Tuesday, September 4, 2012

Obama Economy Leaves Women Behind: Unemployment rates of women, young women, and single women have all increased since Obama took office

Now this is the real war on women.
(WFB) The Democratic Party plans to prominently feature women at its convention in Charlotte this week, an effort that could be haunted by the Obama administration’s troubled relationship and failed record with respect to the fairer sex.

The sluggish economy under President Obama has been particularly hard on women. Nearly six million are currently unemployed, more than 400,000 have lost their jobs, and poverty rates among women have soared to record highs.

Since Obama took office, the unemployment rate among women has jumped from 7 percent to 8.1 percent, according to the Bureau of Labor Statistics. Young women have fared even worse. Their unemployment rate has risen from 12.5 percent to 14.4 percent since 2009.

The jobless rate among single women, a demographic the Obama administration is targeting, has nearly doubled compared with prerecession levels.

A recent Pew report found that women are the only demographic group for which employment growth fell short of population growth between 2009-2011, and have consistently lagged behind men.

“By this yardstick, the economic recovery has proceeded in opposite directions for men and women,” Rakesh Kochhar, the report’s author, told the Hill.

Where have all the women’s jobs gone?” CNN asked in April 2012, noting that the “mancession”—during which men lost twice as many jobs as women—has since turned into the “hecovery,” during which men have gained back four times as many jobs.

Even strong Obama backers concede that women are struggling. “Though we are seeing some recovery, we have not seen it in a recovery of jobs for women,” Heather Boushey, a senior economist at the left-wing Center For American Progress, told CNN. [...]

But this week’s convention speakers are unlikely to mention this, or the fact that Democratic officials—including the White House, the Obama campaign, the Senate Democratic caucus and the Democratic National Committee—consistently pay their female employees less than male employees. In some cases the wage gap between men and women far exceeds 23 percent figure Democrats regularly cite.

Senate Minority Leader Nancy Pelosi’s (D., Calif.) on Tuesday refused to answer a Washington Free Beacon reporter’s question about the disparity. Pelosi paid her female staff members almost 30 percent less than male staffers in 2011, a Free Beacon analysis found. [...]
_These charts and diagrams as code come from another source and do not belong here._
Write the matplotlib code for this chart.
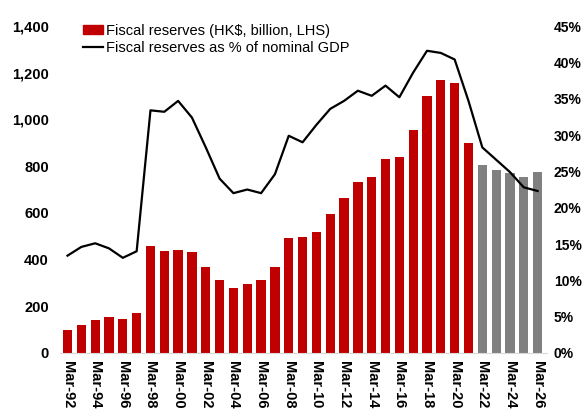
import matplotlib.pyplot as plt
import matplotlib.patches as mpatches
import matplotlib.lines as mlines
from matplotlib.ticker import FuncFormatter
import numpy as np

plt.rcParams['font.family'] = ['Liberation Sans Narrow', 'Liberation Sans', 'DejaVu Sans']

years = list(range(1992, 2027))
labels = ["Mar-%02d" % (y % 100) for y in years]

# fiscal reserves, HK$ billion (Mar-22 onwards are projections, grey)
reserves = [97, 119, 140, 152, 146, 173, 458, 435, 441, 431,
            370, 311, 278, 294, 311, 370, 491, 498, 518, 594,
            665, 732, 753, 830, 841, 956, 1102, 1167, 1157, 901,
            803, 784, 769, 753, 774]

# fiscal reserves as % of nominal GDP
pct_gdp = [13.4, 14.6, 15.1, 14.4, 13.1, 14.0, 33.4, 33.2, 34.7, 32.4,
           28.3, 24.0, 22.0, 22.5, 22.0, 24.6, 29.9, 29.0, 31.4, 33.6,
           34.7, 36.1, 35.4, 36.8, 35.2, 38.6, 41.6, 41.3, 40.4, 34.7,
           28.3, 26.6, 24.9, 22.8, 22.3]

n_actual = 30
red = '#C00000'
grey = '#808080'

x = np.arange(len(years))
colors = [red if i < n_actual else grey for i in range(len(years))]

fig = plt.figure(figsize=(5.86, 4.17), dpi=100)
ax = fig.add_axes([0.102, 0.1535, 0.831, 0.784])
ax.bar(x, reserves, width=0.67, color=colors, zorder=2)
ax.set_xlim(-0.56, 34.66)
ax.set_ylim(0, 1400)
ax.set_yticks(range(0, 1401, 200))
ax.yaxis.set_major_formatter(FuncFormatter(lambda v, p: f"{int(v):,}"))
ax.set_xticks(x[::2])
ax.set_xticklabels(labels[::2], rotation=270, fontsize=10.5, fontweight='bold')
for s in ['top', 'right', 'left']:
    ax.spines[s].set_visible(False)
ax.spines['bottom'].set_color('#d9d9d9')
ax.tick_params(axis='both', length=0, labelsize=10.5)
ax.tick_params(axis='x', pad=6)
ax.tick_params(axis='y', pad=8)
for t in ax.get_yticklabels():
    t.set_fontweight('bold')

ax2 = ax.twinx()
ax2.plot(x, pct_gdp, color='black', lw=1.6, zorder=3)
ax2.set_ylim(0, 45)
ax2.set_yticks(range(0, 46, 5))
ax2.yaxis.set_major_formatter(FuncFormatter(lambda v, p: f"{int(v)}%"))
for s in ['top', 'right', 'left', 'bottom']:
    ax2.spines[s].set_visible(False)
ax2.tick_params(axis='y', length=0, labelsize=10, pad=5)
for t in ax2.get_yticklabels():
    t.set_fontweight('bold')

h1 = mpatches.Patch(color=red, label='Fiscal reserves (HK$, billion, LHS)')
h2 = mlines.Line2D([], [], color='black', lw=1.6, label='Fiscal reserves as % of nominal GDP')
ax2.legend(handles=[h1, h2], loc='upper left', bbox_to_anchor=(0.035, 1.025),
           frameon=False, fontsize=10.5, handlelength=1.4, handleheight=0.6,
           handletextpad=0.2, labelspacing=0.25, borderaxespad=0)

fig.savefig('out.png', dpi=100)
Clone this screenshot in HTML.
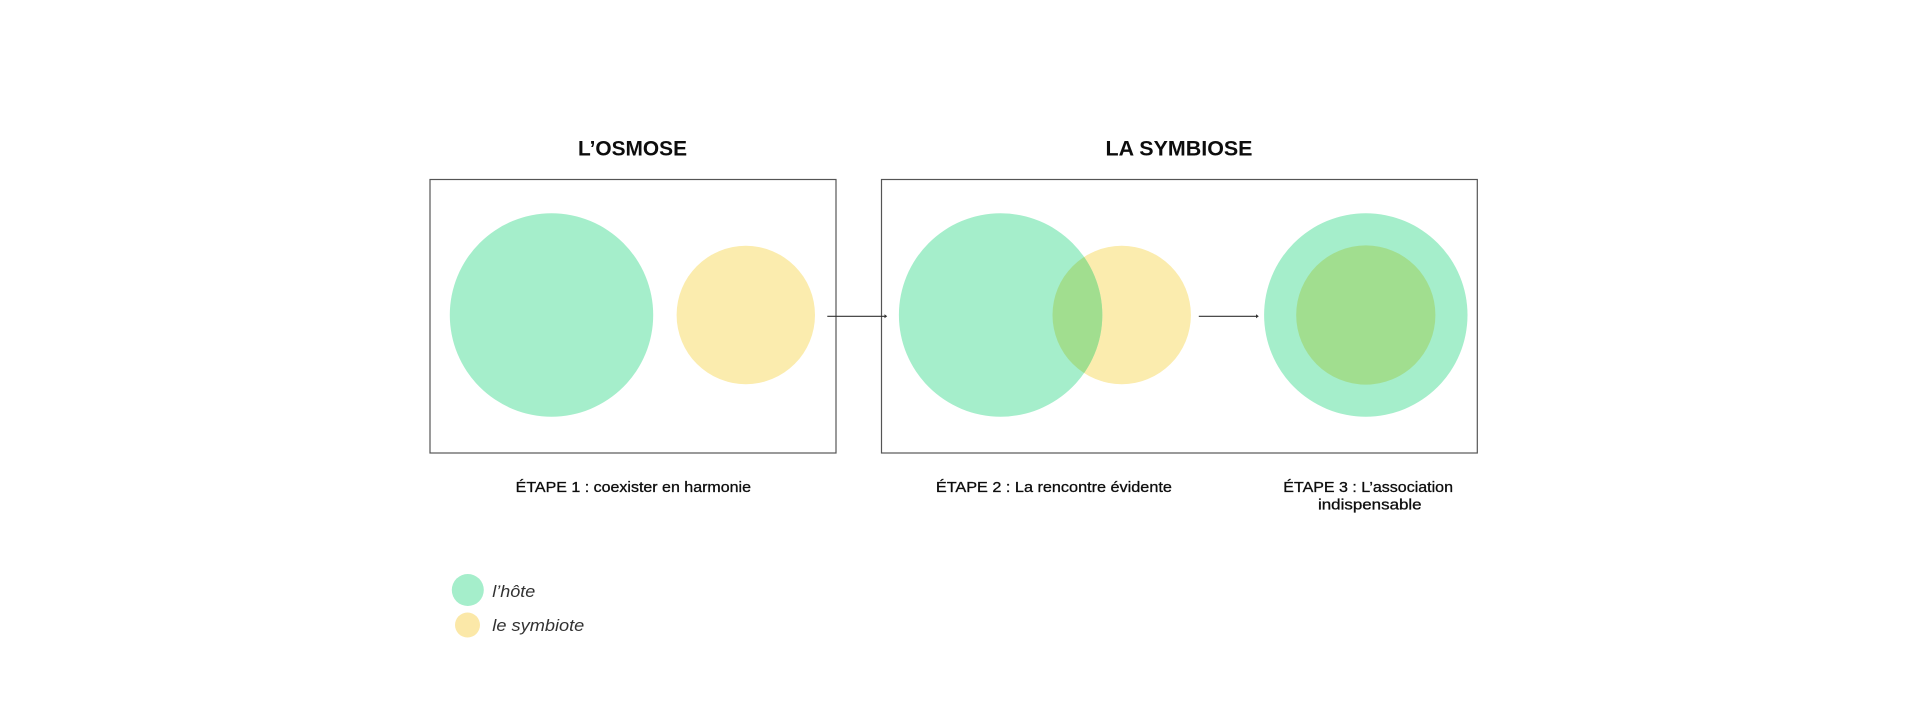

Obama’s first communications director, Ellen Moran, resigned after just 92 days. “The president has a real woman problem,” another senior female official reportedly said, describing an atmosphere in which women often felt ignored by the president.

Former Clinton press secretary Dee Dee Myers complained to the New York Times that the Obama administration did not “seem to have enough [women] inside of their own inner circle.”

In a 2011 article titled “The White House Boys’ Club: President Obama Has a Woman Problem,” Time magazine’s Amy Sullivan detailed the president’s preference for the company of men.

“There’s a looseness to Obama when he’s hanging out with the boys club that doesn’t appear in co-ed gatherings,” she wrote. “The president blows off steam on the golf course with male colleagues and friends. He takes to the White House basketball court with NBA stars, men’s college players, and male cabinet members and members of Congress.

That preference is reflected in the make up of the White House senior staff, which consisted of 74 men and just 48 women as of 2011.

Even before Obama took office, he was criticized in 2008 for paying the women on his campaign staff less than the men and far less than GOP opponent John McCain paid his female staffers.